There were a few times, however, during the trip when I found myself in the middle of something and felt my mind actually step back and say, “Wow! This is soooooooo cool!” One of those times was when I was standing in a crowd in Miami the night before the cruise listening to a group play wild Cuban salsa music, listening to the attractive female singer belt out the Spanish lyrics in her strong voice and watching the crowd move with the irresistible rhythm. I found my feet tapping of their own accord and my body swaying as the music grabbed me and made me one with the crowd. Another time was standing at Mountaintop on St. Thomas gazing northward toward the Atlantic Ocean, seeing the beauty of Magen's Bay at my feet and the marvelous hilly islands stretching off into the hazy blue distance. I could feel through my feet the long, long history and the rock-ribbed strength of this little green island sitting it its blue, blue sea.
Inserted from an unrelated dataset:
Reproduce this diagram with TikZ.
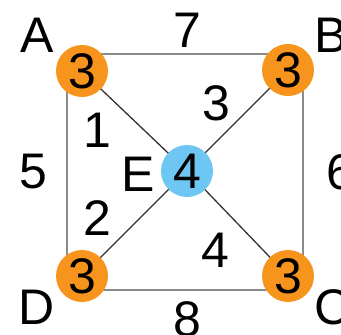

And I recall the last night on-board at the finish of our meal in the opulent Golden Dining Room when the stewards sang the song that I knew was coming from the first moment we stepped on the ship, the song that signified that the cruise was over. They sang the “Leaving on a Fun Ship” song to the tune of “Leaving on a Jet Plane”. We've only experienced it once before, but it drew the same response from us as the first time, an intense sadness that the cruise was over. My wife and I were so choked up we could hardly speak for long minutes after the song faded. We could see tears in each others eyes as the crew voiced the traditional song for us. It reminded us that, for our week on the ship, we were family. All 3,000 of us, along with another thousand crew. Sure, there were 3,000 other folks there the previous week and another 3,000 were waiting to come aboard when we left, but for OUR week, this was OUR ship, OUR Glory, OUR family and it was so very, very sad to say goodbye.

Tradition says that if you get teary and choked up when you hear this song it means you had a good cruise.

Well folks, we had a GREAT cruise.

Now excuse me while I go back and look at some pictures again.

And check some sailing times for our next cruise!